Revenue Scotland have confirmed, in a formal Opinion, that where a parent company has given a lender a pledge over shares in its subsidiary by way of security, this will deny LBTT group relief on any transfers of Scottish property to that subsidiary by the parent. This reasoning would logically also extend to transfers to that subsidiary from other group companies. This represents a material difference in the treatment of such Scottish land transactions compared to similar transfers in the rest of the UK under the SDLT regime.
The discrepancy stems from differences in the primary legislation. While the group relief provisions for LBTT largely replicate those applicable to SDLT, the latter expressly excludes unexercised security rights from the “disqualifying arrangements” which prevent the relief being available. Regrettably, these were not repeated in the LBTT code.
This oversight appears accidental and largely a result of unfortunate timing; the relevant SDLT provisions were enacted in Spring 2013 to replace an Extra Statutory Concession covering the point up until then. By that time, the draft LBTT Bill had already been published.
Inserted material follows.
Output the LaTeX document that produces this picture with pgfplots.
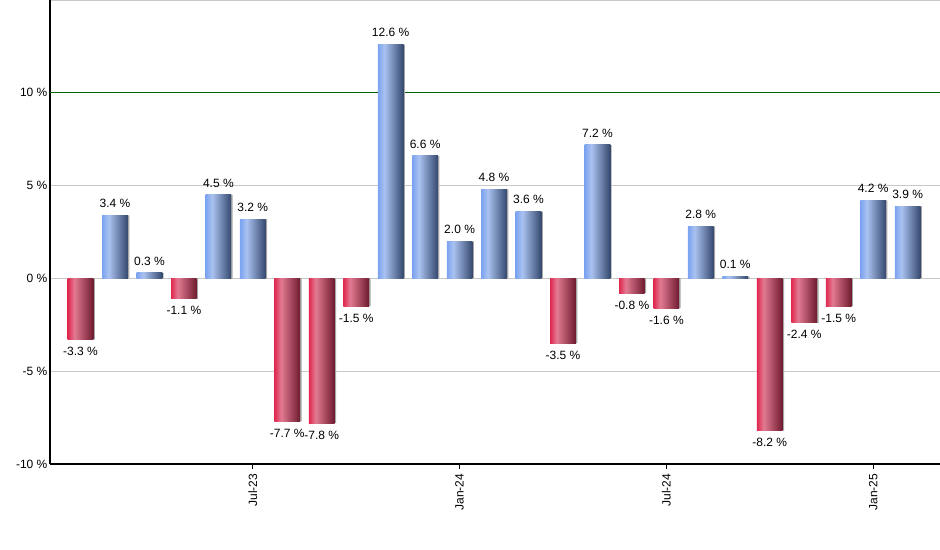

It did not take account of that existing Concession nor was this formal amendment to the SDLT code picked up subsequently.
Given Revenue Scotland consider themselves bound by the strict terms of the LBTT legislation and will refuse to grant group relief in these circumstances, it is imperative that the Scottish Government bring forward an amendment to the same at the earliest opportunity. This is not seeking to gain any unfair advantage or to avoid tax but merely to reflect the position, long held throughout the rest of the UK tax code, that intra-group transfers should be tax neutral and to put LBTT on an equal footing with SDLT.
Failing that, this is another reason for those wishing to invest in the UK to shun Scotland as a location on the basis that it is less welcoming than our neighbours in the South.